Before dinner, we ended up by the lighthouse in Two Harbors, which turned out to be a lovely place to watch the sunset over the water as we stood on a long breakwater.
writing a story about smoked fish shops here, we stopped at Russ Kendall’s Smokehouse in Knife River, a famous old roadside joint with a totally different vibe than Northern Waters. Knotty wood walls, an old neon sign outside advertising Royal Bohemian Beer and the Smokehouse, smoked fish and that’s about it, although there is a dining area in an adjacent room with tables, an old pinball machine, pool table and bar. (When I asked the woman behind the fish counter if the bar was operational she said no. “My grandfather was killed in a knife fight at the bar so we only sell beer to go,” she explained.
This morning we walked down the hill to Positively 3rd Street Bakery, (named after a song by Bob Dylan, who was born here). A sweet guy with a ponytail sold us a gooey roll and wheat bran muffin, then gave us free coffee that we took down the hill to a lovely rose garden at Leif Erikson Park. We found a bench overlooking the water. The public spaces here are really nice. Lots of lakeside paths and gardens and parks. We got more coffee at Duluth Coffee, a hipster place downtown and set off for Grand Marais on a pretty morning.
Another great Airbnb (unlike the one I booked in Minneapolis where the weird host cancelled at the last minute). We are in a airy blue-walled room on the second floor of an old wooden house in a neighborhood high on a hill above downtown and the blue waters of Lake Superior. Some nice touches including a Polaroid camera to snap a few shots (haven’t used one in years), a white noise machine, pretty botanical prints on the walls, a map with pins to stick in to show where visitors are from. (Other Des Moines residents had been here, as had visitors from Tehran and Hamburg.) We shared a bathroom with the one other room, which wasn’t an issue.
After a brief stop at The Minneapolis Farmers Market downtown on Lyndale near Twins stadium to pick up huge red dahlias, raspberries, strawberries, scones and banana bread to take to Noah and Rachel’s new apartment on Emerson Street, we drove two hours or so to Duluth (not too much traffic) and tried our first batch of smoked whitefish at Northern Waters Smokehaus, a hip, foodie sandwich shop inside an old brick warehouse renovated into a marketplace with nice shops. I ate the fish on saltines with a smear of cream cheese, as directed.
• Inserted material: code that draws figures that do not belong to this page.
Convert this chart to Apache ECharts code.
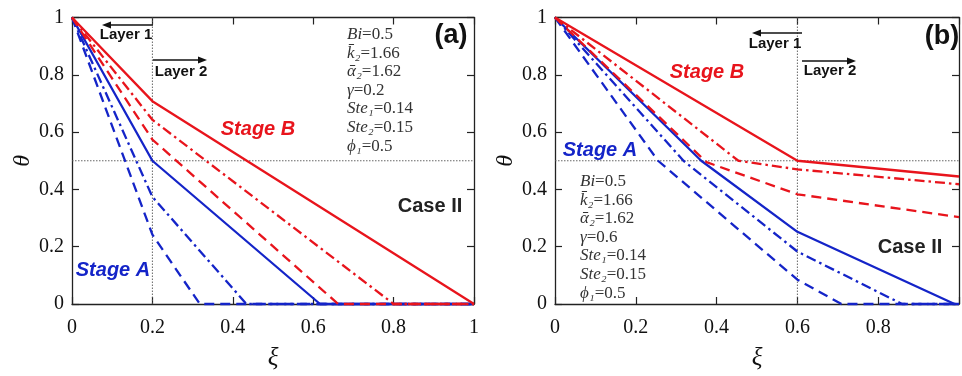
<!DOCTYPE html>
<html><head><meta charset="utf-8">
<script src="https://cdn.jsdelivr.net/npm/echarts@6/dist/echarts.min.js"></script>
<style>html,body{margin:0;padding:0;background:#fff}#c{width:962px;height:376px}</style>
</head><body><div id="c"></div>
<script>
// ---- data: panel (a), gamma = 0.2 ----
const aRedSolid    = [[0,1],[0.2,0.708],[1,0]];
const aRedDashDot  = [[0,1],[0.2,0.643],[0.8,0],[1,0]];
const aRedDashed   = [[0,1],[0.2,0.574],[0.662,0],[1,0]];
const aBlueSolid   = [[0,1],[0.2,0.5],[0.617,0],[1,0]];
const aBlueDashDot = [[0,1],[0.2,0.374],[0.434,0],[1,0]];
const aBlueDashed  = [[0,1],[0.2,0.242],[0.318,0],[1,0]];
// ---- data: panel (b), gamma = 0.6 ----
const bRedSolid    = [[0,1],[0.6,0.5],[1,0.445]];
const bRedDashDot  = [[0,1],[0.454,0.5],[0.6,0.47],[1,0.418]];
const bRedDashed   = [[0,1],[0.375,0.495],[0.6,0.383],[1,0.303]];
const bBlueSolid   = [[0,1],[0.362,0.5],[0.6,0.252],[0.989,0],[1,0]];
const bBlueDashDot = [[0,1],[0.318,0.5],[0.6,0.183],[0.859,0],[1,0]];
const bBlueDashed  = [[0,1],[0.255,0.5],[0.6,0.085],[0.709,0],[1,0]];
// reference lines
const interfaceA = 0.2, interfaceB = 0.6, thetaRef = 0.5;
const paramsA = [['Bi','=0.5'],['k\u0304\u2082','=1.66'],['\u03B1\u0304\u2082','=1.62'],['\u03B3','=0.2'],['Ste\u2081','=0.14'],['Ste\u2082','=0.15'],['\u03D5\u2081','=0.5']];
const paramsB = [['Bi','=0.5'],['k\u0304\u2082','=1.66'],['\u03B1\u0304\u2082','=1.62'],['\u03B3','=0.6'],['Ste\u2081','=0.14'],['Ste\u2082','=0.15'],['\u03D5\u2081','=0.5']];

const RED = '#e8141c', BLUE = '#1424c8';
const DASH = [10,6], DASHDOT = [10,4,2.5,4];
const chart = echarts.init(document.getElementById('c'), null, {renderer:'canvas'});

const serif = 'Liberation Serif, DejaVu Serif, serif';
const sans = 'Liberation Sans, Arial, sans-serif';

function xAx(gi, hideOne, withName) {
  return {
    gridIndex: gi, type:'value', min:0, max:1, interval:0.2,
    axisLine:{show:true, onZero:false, lineStyle:{color:'#222', width:1.3}},
    axisTick:{show:true, inside:true, length:7, lineStyle:{color:'#222', width:1.2}},
    axisLabel:{show:withName, margin:14, fontFamily:serif, fontSize:20, color:'#111',
      formatter: v => (hideOne && Math.abs(v-1)<1e-9) ? '' : String(+v.toFixed(1))},
    splitLine:{show:false},
    name: withName ? '\u03BE' : '', nameLocation:'middle', nameGap:42,
    nameTextStyle:{fontFamily:serif, fontStyle:'italic', fontSize:25, color:'#111'},
    position: withName ? 'bottom' : 'top'
  };
}
function yAx(gi, withName) {
  return {
    gridIndex: gi, type:'value', min:0, max:1, interval:0.2,
    axisLine:{show:true, onZero:false, lineStyle:{color:'#222', width:1.3}},
    axisTick:{show:true, inside:true, length:7, lineStyle:{color:'#222', width:1.2}},
    axisLabel:{show:withName, margin:8, fontFamily:serif, fontSize:20, color:'#111',
      formatter: v => String(+v.toFixed(1))},
    splitLine:{show:false},
    name: withName ? '\u03B8' : '', nameLocation:'middle', nameGap:37, nameRotate:90,
    nameTextStyle:{fontFamily:serif, fontStyle:'italic', fontSize:24, color:'#111'},
    position: withName ? 'left' : 'right'
  };
}
function ln(name, data, color, type, xi, yi) {
  return {name, type:'line', data, xAxisIndex:xi, yAxisIndex:yi, symbol:'none', clip:false,
    lineStyle:{color, width:2.3, type}, z:3, animation:false};
}
function refLine(data, xi, yi) {
  return {type:'line', data, xAxisIndex:xi, yAxisIndex:yi, symbol:'none', silent:true,
    lineStyle:{color:'#555', width:0.9, type:[1.5,1.5]}, z:2, animation:false};
}
function params(list, left, top) {
  const text = list.map(p => '{i|' + p[0] + '}{n|' + p[1] + '}').join('\n');
  return {type:'text', left, top, z:10, style:{text, fill:'#333',
    rich:{i:{fontFamily:serif, fontStyle:'italic', fontSize:17, lineHeight:18.6, fill:'#333'},
          n:{fontFamily:serif, fontSize:17, lineHeight:18.6, fill:'#333'}}}};
}
function label(text, x, y, color, size, italic) {
  return {type:'text', x, y, z:10, style:{text, fill:color, fontFamily:sans, fontWeight:'bold',
    fontStyle: italic ? 'italic' : 'normal', fontSize:size, align:'center', verticalAlign:'middle'}};
}
function arrow(x1, x2, y) {
  const dir = x2 > x1 ? 1 : -1;
  return [
    {type:'line', z:10, shape:{x1, y1:y, x2:x2 - dir*6, y2:y}, style:{stroke:'#111', lineWidth:1.6}},
    {type:'polygon', z:10, shape:{points:[[x2,y],[x2-dir*9,y-3.5],[x2-dir*9,y+3.5]]}, style:{fill:'#111'}}
  ];
}

chart.setOption({
  animation:false,
  backgroundColor:'#fff',
  grid:[
    {left:72, top:17.5, width:402, height:291.5, show:false},
    {left:555, top:17.5, width:411, height:298.5, show:false}
  ],
  xAxis:[xAx(0,false,true), xAx(0,false,false), xAx(1,true,true), xAx(1,true,false)],
  yAxis:[yAx(0,true), yAx(0,false), yAx(1,true), yAx(1,false)],
  series:[
    refLine([[interfaceA,0],[interfaceA,1]],0,0),
    refLine([[0,thetaRef],[1,thetaRef]],0,0),
    refLine([[interfaceB,0],[interfaceB,1]],2,2),
    refLine([[0,thetaRef],[1,thetaRef]],2,2),
    ln('a-blue-solid', aBlueSolid, BLUE, 'solid', 0,0),
    ln('a-blue-dashdot', aBlueDashDot, BLUE, DASHDOT, 0,0),
    ln('a-blue-dashed', aBlueDashed, BLUE, DASH, 0,0),
    ln('a-red-solid', aRedSolid, RED, 'solid', 0,0),
    ln('a-red-dashdot', aRedDashDot, RED, DASHDOT, 0,0),
    ln('a-red-dashed', aRedDashed, RED, DASH, 0,0),
    ln('b-blue-solid', bBlueSolid, BLUE, 'solid', 2,2),
    ln('b-blue-dashdot', bBlueDashDot, BLUE, DASHDOT, 2,2),
    ln('b-blue-dashed', bBlueDashed, BLUE, DASH, 2,2),
    ln('b-red-solid', bRedSolid, RED, 'solid', 2,2),
    ln('b-red-dashdot', bRedDashDot, RED, DASHDOT, 2,2),
    ln('b-red-dashed', bRedDashed, RED, DASH, 2,2)
  ],
  graphic:[
    params(paramsA, 347, 26),
    params(paramsB, 580, 173),
    label('(a)', 451, 36, '#111', 27, false),
    label('(b)', 942, 37, '#111', 27, false),
    label('Stage B', 258, 129, RED, 20, true),
    label('Stage A', 113, 270, BLUE, 20, true),
    label('Case II', 430, 206, '#222', 20, false),
    label('Stage B', 707, 72, RED, 20, true),
    label('Stage A', 600, 150, BLUE, 20, true),
    label('Case II', 910, 247, '#222', 20, false),
    label('Layer 1', 126, 35, '#111', 15, false),
    label('Layer 2', 181, 72, '#111', 15, false),
    label('Layer 1', 775, 44, '#111', 15, false),
    label('Layer 2', 830, 71, '#111', 15, false),
    ...arrow(153, 102, 25),
    ...arrow(153, 207, 60),
    ...arrow(802, 752, 33),
    ...arrow(802, 856, 61)
  ]
});
</script></body></html>
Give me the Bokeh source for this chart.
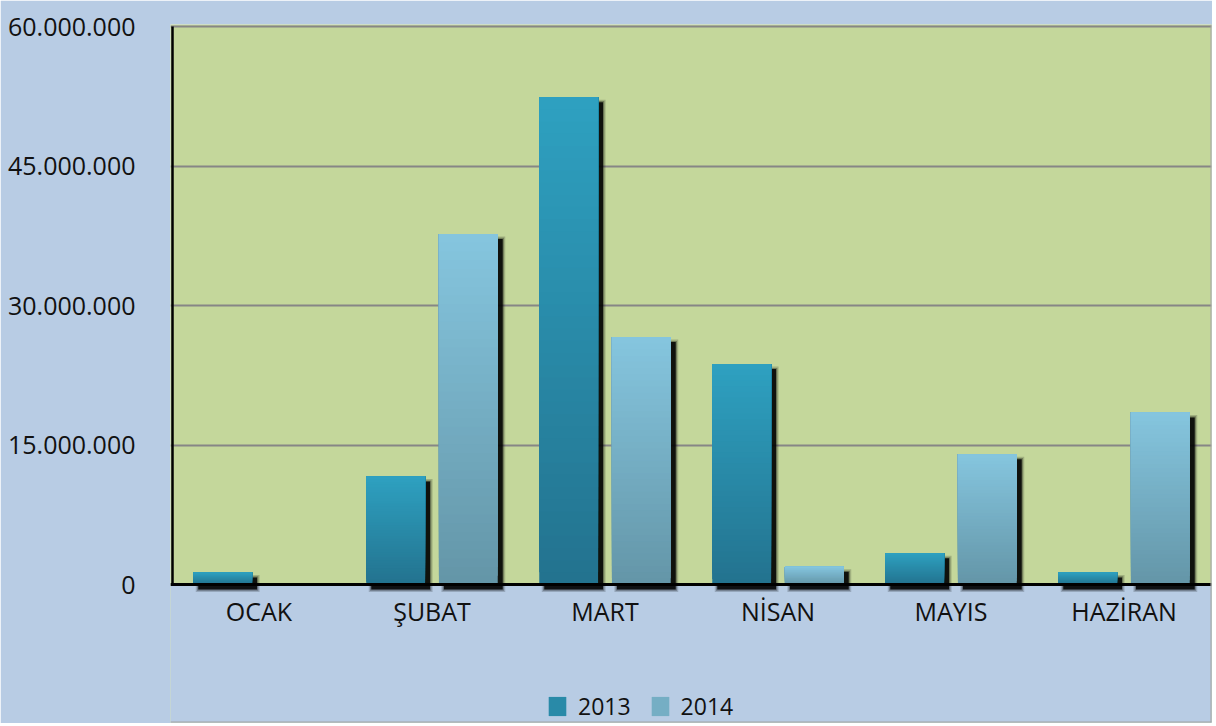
from bokeh.plotting import figure
from bokeh.models import FixedTicker, BoxAnnotation, Legend, LegendItem, ColumnDataSource, Range1d, Span
from bokeh.core.properties import value
from bokeh.embed import file_html
from bokeh.resources import INLINE

# ---- data ----
months = ["OCAK", "ŞUBAT", "MART", "NİSAN", "MAYIS", "HAZİRAN"]
years = ["2013", "2014"]
v2013 = [1_300_000, 11_600_000, 52_400_000, 23_700_000, 3_350_000, 1_300_000]
v2014 = [0, 37_700_000, 26_600_000, 1_900_000, 14_000_000, 18_500_000]
y_ticks = [0, 15_000_000, 30_000_000, 45_000_000, 60_000_000]
y_tick_labels = ["0", "15.000.000", "30.000.000", "45.000.000", "60.000.000"]

# ---- style ----
BG = "#b8cce4"
PLOT_BG = "#c4d79b"
GRID = "#868686"
BORDER = "#a3a3a3"
TXT = "#111111"
FONT = "Open Sans"
COL_2013 = ((35, 115, 143), (46, 160, 192))   # bottom, top
COL_2014 = ((100, 150, 168), (133, 197, 222))

W, H = 1212, 723
PX_PER_CAT = 173.0
PX_PER_Y = 558 / 60_000_000
ux = 1 / PX_PER_CAT
uy = 1 / PX_PER_Y
YMAX = y_ticks[-1]
X0, X1 = -2 * ux, len(months) + 1 * ux
Y0, Y1 = -138 * uy, YMAX + 2 * uy

p = figure(width=W, height=H, output_backend="svg", toolbar_location=None,
           x_range=Range1d(X0, X1), y_range=Range1d(Y0, Y1),
           min_border_left=170, min_border_right=1, min_border_top=24, min_border_bottom=1)
p.background_fill_color = PLOT_BG
p.border_fill_color = BG
p.outline_line_color = None

# band below zero painted as the chart background (extends past the frame edges)
p.add_layout(BoxAnnotation(left=X0 - 1, right=X1 + 1, bottom=Y0 - YMAX, top=0,
                           fill_color=BG, fill_alpha=1, line_color=None, level="underlay"))

# grid
p.xgrid.visible = False
p.ygrid.ticker = FixedTicker(ticks=y_ticks)
p.ygrid.grid_line_color = GRID
p.ygrid.grid_line_width = 2

# y axis
p.yaxis.ticker = FixedTicker(ticks=y_ticks)
p.yaxis.major_label_overrides = {t: l for t, l in zip(y_ticks, y_tick_labels)}
p.yaxis.axis_line_color = None
p.yaxis.major_tick_line_color = None
p.yaxis.minor_tick_line_color = None
p.yaxis.major_label_standoff = 29
p.yaxis.major_label_text_font = FONT
p.yaxis.major_label_text_font_size = "25px"
p.yaxis.major_label_text_color = TXT

# x axis labels drawn inside the frame
p.xaxis.visible = False
xt = [i + 0.5 for i in range(len(months))]
p.text(x=xt, y=[-26 * uy] * len(months), text=months, text_align="center", text_baseline="middle",
       text_font=value(FONT), text_font_size="25px", text_color=TXT)

BW = 0.34
OFFS = [-0.21, 0.21]
N = 40


def lerp(c0, c1, t):
    return "#%02x%02x%02x" % tuple(int(round(a + (b - a) * t)) for a, b in zip(c0, c1))


# shadows
for vals, off in zip([v2013, v2014], OFFS):
    for e, a in [(2.5, 0.18), (1.2, 0.3), (0, 0.85)]:
        L, R, B, T = [], [], [], []
        for i, v in enumerate(vals):
            if v <= 0:
                continue
            cx = i + 0.5 + off
            L.append(cx - BW / 2 + 5 * ux - e * ux)
            R.append(cx + BW / 2 + 5 * ux + e * ux)
            B.append(-5 * uy - e * uy)
            T.append(v - 5 * uy + e * uy)
        p.quad(left=L, right=R, bottom=B, top=T, fill_color="black", fill_alpha=a, line_color=None)

# gradient bars
renderers = []
for vals, off, (cb, ct) in zip([v2013, v2014], OFFS, [COL_2013, COL_2014]):
    d = dict(left=[], right=[], bottom=[], top=[], color=[])
    for i, v in enumerate(vals):
        if v <= 0:
            continue
        cx = i + 0.5 + off
        for k in range(N):
            d["left"].append(cx - BW / 2)
            d["right"].append(cx + BW / 2)
            d["bottom"].append(v * k / N)
            d["top"].append(v)
            d["color"].append(lerp(cb, ct, k / (N - 1)))
    r = p.quad(left="left", right="right", bottom="bottom", top="top", fill_color="color",
               line_color=None, source=ColumnDataSource(d))
    renderers.append(r)

# axis lines
p.add_layout(Span(location=0, dimension="width", line_color="black", line_width=3))
p.segment(x0=[0], y0=[0], x1=[0], y1=[YMAX], line_color="black", line_width=2.5)

# outer border (right, bottom)
p.add_layout(Span(location=X1, dimension="height", line_color=BORDER, line_width=2))
p.add_layout(Span(location=Y0, dimension="width", line_color=BORDER, line_width=2))

legend = Legend(items=[LegendItem(label=y, renderers=[r], index=N // 2) for y, r in zip(years, renderers)],
                location=(376, 0), orientation="horizontal",
                glyph_width=22, glyph_height=24, label_height=24,
                label_text_font=FONT, label_text_font_size="23px", label_text_color=TXT,
                padding=0, margin=0, spacing=18, label_standoff=10,
                border_line_color=None, background_fill_alpha=0)
p.add_layout(legend)

open("out.html", "w").write(file_html(p, INLINE))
When we were riding our bikes along Nicollet Avenue near our airbnb in the Whittier Neighborhood (26th and Pillsbury Ave. S.), I noticed that there were a lot of restaurants but we needed an insider (albeit a fairly recent 20-something arrival, our pal Conor) to tell us the area was called “Eat Street.” (I had noticed earlier an office that read “Eat Street Dental” which I found curious.)
We had lots of options – especially ethnic, including one Vietnamese restaurant (Quang?) that I think we went to over a decade ago) but we settled on Malaysian food at Peninsula since I so rarely see or get that food. We counted on the server and a nearby table of what may have been Malaysian diners to figure out what to eat and it was good, especially appetizers (Malaysian pancake and sauce; spicy spareribs.)
Our local-in-the-know also took us to an artisan ice cream shop, MilkJam Creamery , nearby on Lyndale where we seemed to pick the few concoctions that didn’t feature coriander. (Cashew Ousside – malted sweet cream with caramel cashew bar and chocolate chips; Hard Knock Life – dark chocolate w/ salted pretzels, brownies, and chocolate fudge.) Also very good. We skipped the Doo Wop (avocado lychee.)
The Grand Rounds Byway, Minehaha Avenue, Midtown Global Market, Spoonriver, Westin, Guthrie – Minneapolis
Another surprisingly gorgeous day and we used it well, spending most of it on our bikes pedaling Grand Rounds Scenic Byway from one lake to another, (Lake of the Isles, Calhoun, Harriet, all the way to Minehaha Falls.) Much of the city seemed to be on the trail, as they should be and we again appreciated the orderly layout of the trail, with separate trails for bikers and walkers and the cycling trail divided by direction. We also found a perfect diagonal Street with a clear bike lande (Minehaha Avenue) to get back to the Midtown Greenway and our Airbnb, doing a great loop.
At the Midtown Global Market, we all tried various ethnic foods (excellent baba ganous which I don’t always like at the Holy Land; brioche for breakfast from Salty Tart Bakery; Indian tacos from a stand in the southeast corner etc). dinner was at Spoonriver, next to The Guthrie. Very good salads, burgers, desserts. (The Vietnamese Salad with grilled shrimp and lemongrass was a standout).
The play we went to see was odd (Refugia) but it was a treat to be in that building again. High drama decor with a blood red theater inside a dark deep blue glass building. Next time, I hope we can go up to the ninth floor observation area. (It was closed for a private event.)
At intermission, nature produced even better drama as we watched a storm move in over the city from the deck out side the cantilevered portion of the building. We capped things off with a drink at a Westin Hotel that was once a bank, with Art Deco reliefs, fixtures and carvings beautifully restored. So happy Noah gets to live here!